Baker had the bench seats in front and back redone after tracking down some of the original peach and charcoal upholstery material. “I was lucky enough to find the original seat material. Some guy in Texas had it,” he said. “The driver’s seat had some rips in the cloth part. And he sold me enough material to redo all the seats. I took it to an upholstery shop and they fixed them all up. It’s the original style and the material looks perfect.”

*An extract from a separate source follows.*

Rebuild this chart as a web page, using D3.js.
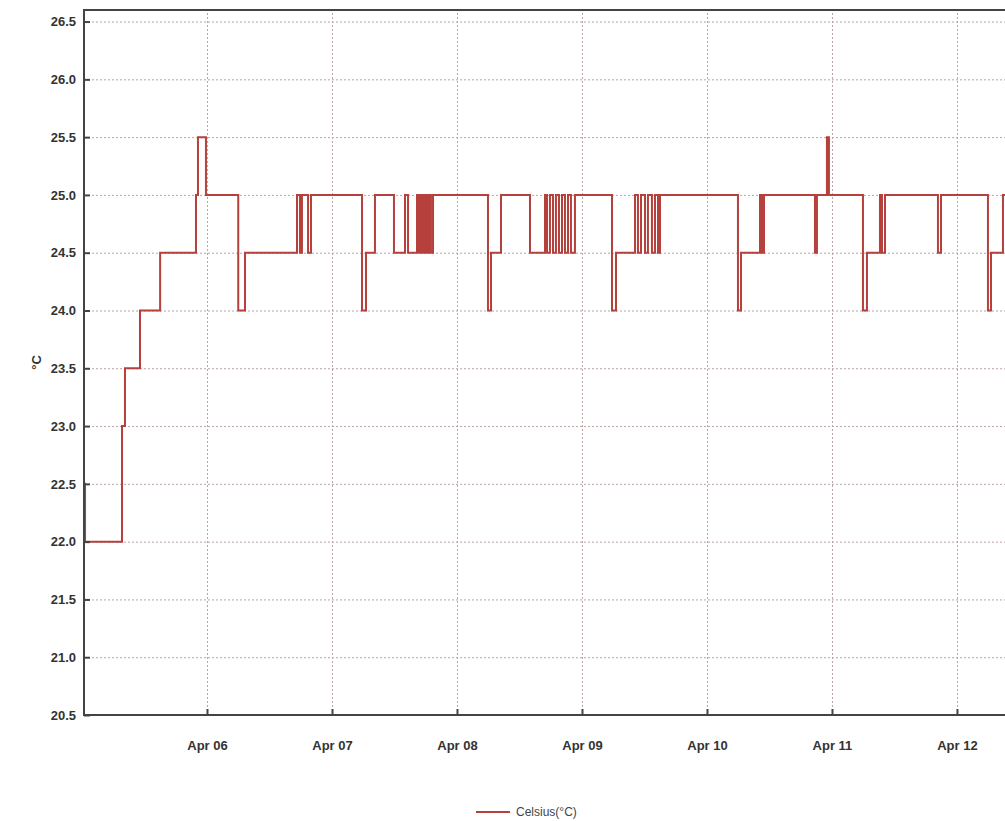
<!DOCTYPE html>
<html>
<head>
<meta charset="utf-8">
<title>Celsius</title>
<style>
  body { margin: 0; background: #fff; }
  svg { display: block; }
  .tick text { font-family: "Liberation Sans Narrow", "Arial Narrow", "Liberation Sans", sans-serif; font-weight: bold; font-size: 13px; fill: #333; }
  .grid line { stroke: #b9a3a3; stroke-width: 1; stroke-dasharray: 2,2; }
  .grid path { display: none; }
</style>
</head>
<body>
<div id="chart"></div>
<script src="https://d3js.org/d3.v7.min.js"></script>
<script>
// readings (step changes)
var times = [
  "2019-04-05 00:23", "2019-04-05 00:35", "2019-04-05 07:41", "2019-04-05 08:15", "2019-04-05 11:08",
  "2019-04-05 15:00", "2019-04-05 21:53", "2019-04-05 22:16", "2019-04-05 23:48", "2019-04-06 06:00",
  "2019-04-06 07:18", "2019-04-06 17:17", "2019-04-06 17:51", "2019-04-06 18:14", "2019-04-06 19:24",
  "2019-04-06 19:58", "2019-04-07 05:46", "2019-04-07 06:32", "2019-04-07 08:15", "2019-04-07 11:54",
  "2019-04-07 14:01", "2019-04-07 14:36", "2019-04-07 16:19", "2019-04-07 16:42", "2019-04-07 17:05",
  "2019-04-07 17:28", "2019-04-07 17:51", "2019-04-07 18:14", "2019-04-07 18:37", "2019-04-07 19:00",
  "2019-04-07 19:24", "2019-04-08 05:57", "2019-04-08 06:32", "2019-04-08 08:27", "2019-04-08 14:01",
  "2019-04-08 16:54", "2019-04-08 17:17", "2019-04-08 17:51", "2019-04-08 18:26", "2019-04-08 19:00",
  "2019-04-08 19:35", "2019-04-08 20:10", "2019-04-08 20:44", "2019-04-08 21:19", "2019-04-08 21:53",
  "2019-04-08 22:39", "2019-04-09 05:46", "2019-04-09 06:32", "2019-04-09 10:11", "2019-04-09 10:45",
  "2019-04-09 11:20", "2019-04-09 12:06", "2019-04-09 12:40", "2019-04-09 13:26", "2019-04-09 14:01",
  "2019-04-09 14:36", "2019-04-09 14:59", "2019-04-10 05:57", "2019-04-10 06:32", "2019-04-10 10:11",
  "2019-04-10 10:34", "2019-04-10 10:57", "2019-04-10 20:44", "2019-04-10 21:07", "2019-04-10 23:02",
  "2019-04-10 23:25", "2019-04-11 05:57", "2019-04-11 06:43", "2019-04-11 09:13", "2019-04-11 09:36",
  "2019-04-11 10:11", "2019-04-11 20:21", "2019-04-11 20:56", "2019-04-12 05:57", "2019-04-12 06:32",
  "2019-04-12 08:50", "2019-04-12 10:11"
];
var celsius = [
  22.5, 22.0, 23.0, 23.5, 24.0,
  24.5, 25.0, 25.5, 25.0, 24.0,
  24.5, 25.0, 24.5, 25.0, 24.5,
  25.0, 24.0, 24.5, 25.0, 24.5,
  25.0, 24.5, 25.0, 24.5, 25.0,
  24.5, 25.0, 24.5, 25.0, 24.5,
  25.0, 24.0, 24.5, 25.0, 24.5,
  25.0, 24.5, 25.0, 24.5, 25.0,
  24.5, 25.0, 24.5, 25.0, 24.5,
  25.0, 24.0, 24.5, 25.0, 24.5,
  25.0, 24.5, 25.0, 24.5, 25.0,
  24.5, 25.0, 24.0, 24.5, 25.0,
  24.5, 25.0, 24.5, 25.0, 25.5,
  25.0, 24.0, 24.5, 25.0, 24.5,
  25.0, 24.5, 25.0, 24.0, 24.5,
  25.0, 25.0
];
var yTicks = [20.5, 21.0, 21.5, 22.0, 22.5, 23.0, 23.5, 24.0, 24.5, 25.0, 25.5, 26.0, 26.5];
var seriesName = "Celsius(°C)";
var yTitle = "°C";

var width = 1005, height = 821;
var plotLeft = 84, plotRight = 1010, plotTop = 10, plotBottom = 715;

var parse = d3.timeParse("%Y-%m-%d %H:%M");
var data = times.map(function(t, i){ return {date: parse(t), value: celsius[i]}; });

var x = d3.scaleTime()
    .domain([data[0].date, data[data.length - 1].date])
    .range([plotLeft, plotRight]);

var y = d3.scaleLinear()
    .domain([20.5, 26.6])
    .range([plotBottom, plotTop]);

var svg = d3.select("#chart").append("svg")
    .attr("width", width)
    .attr("height", height);

// grid
svg.append("g")
    .attr("class", "grid")
    .attr("transform", "translate(" + plotLeft + ",0)")
    .call(d3.axisLeft(y).tickValues(yTicks).tickSize(-(plotRight - plotLeft)).tickFormat(""));

svg.append("g")
    .attr("class", "grid")
    .attr("transform", "translate(0," + plotBottom + ")")
    .call(d3.axisBottom(x).ticks(d3.timeDay.every(1)).tickSize(-(plotBottom - plotTop)).tickFormat(""));

// line
var line = d3.line()
    .curve(d3.curveStepAfter)
    .x(function(d){ return x(d.date); })
    .y(function(d){ return y(d.value); });

svg.append("path")
    .datum(data)
    .attr("fill", "none")
    .attr("stroke", "#b5403c")
    .attr("stroke-width", 2)
    .attr("d", line);

// axes
var yAxis = svg.append("g")
    .attr("transform", "translate(" + plotLeft + ",0)")
    .call(d3.axisLeft(y).tickValues(yTicks).tickSize(0).tickPadding(8).tickFormat(d3.format(".1f")));
yAxis.select(".domain").remove();
yAxis.selectAll(".tick").append("line")
    .attr("x1", 0).attr("x2", 6)
    .attr("stroke", "#444").attr("stroke-width", 2);

var xAxis = svg.append("g")
    .attr("transform", "translate(0," + plotBottom + ")")
    .call(d3.axisBottom(x).ticks(d3.timeDay.every(1)).tickSize(0).tickPadding(26).tickFormat(d3.timeFormat("%b %d")));
xAxis.select(".domain").remove();
xAxis.selectAll(".tick").append("line")
    .attr("y1", 0).attr("y2", -6)
    .attr("stroke", "#444").attr("stroke-width", 2);

// frame
svg.append("rect")
    .attr("x", plotLeft).attr("y", plotTop)
    .attr("width", plotRight - plotLeft).attr("height", plotBottom - plotTop)
    .attr("fill", "none")
    .attr("stroke", "#444")
    .attr("stroke-width", 2);

// y title
svg.append("text")
    .attr("transform", "translate(41," + ((plotTop + plotBottom) / 2) + ") rotate(-90)")
    .attr("text-anchor", "middle")
    .style("font-family", "Liberation Sans Narrow, Arial Narrow, sans-serif")
    .style("font-weight", "bold")
    .style("font-size", "13px")
    .style("fill", "#333")
    .text(yTitle);

// legend
svg.append("line")
    .attr("x1", 476).attr("x2", 510)
    .attr("y1", 812).attr("y2", 812)
    .attr("stroke", "#b5403c")
    .attr("stroke-width", 2);
svg.append("text")
    .attr("x", 516).attr("y", 816)
    .style("font-family", "Liberation Sans Narrow, Arial Narrow, sans-serif")
    .style("font-size", "12px")
    .style("fill", "#444")
    .text(seriesName);
</script>
</body>
</html>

The Fireflite was so authentic, it even had the 34-year-old original tires on it and the original spare in the trunk when Baker brought it home for the first time. “It has the original spare yet and I have two of the original tires. I had the other two but they went bad from the heat in the garage where I had them stored. They bowed and bulged.”

For all its head-turning looks, Exner-inspired “Foreward” thinking and a healthy does Hemi brute force in the hood, the Desotos were a startlingly fast track to extinction by 1957 — arguably the company’s high-water mark when factoring in sales success and the memorable machines the model year produced. With 117,474 car’s built, DeSoto ranked 11th among U.S. automakers, but that figured plunged sharply for 1958 — a difficult year for the American auto industry.

The Fireflite model lasted only through 1960, when it was relegated to bottom-tier status as only the Fireflite and Adventurer lineups remained. In November of 1960, Chrysler pulled the plug altogether on the DeSoto brand, leaving only a handful of 1961 models for dealers to try to unload.

There’s something cool about owning an orphan today, especially a big, beautiful late-‘50s cruiser with high-rising fins and oceans of chrome. They tend to attract lots of attention and make for enjoyable Sunday afternoons in the summer. The Bakers’ Fireflite shines on all accounts.

“There is so much chrome. You don’t realize how much chrome there is until you start cleaning the car. It’s everywhere. There is no plastic on these cars,” Jeff chuckled. “And it just floats down the road. It rides really nice. It’s got plenty of power because the Hemi has almost 300 horse in it. It’s got plenty of power to move this heavy car. It rides like a dream. You go down the road and you don’t feel any bumps.

“I’ve had it quite a while. I’ve bought other cars in between there that have come and gone, but this one I’ve held onto. We’re just going to keep enjoying it.”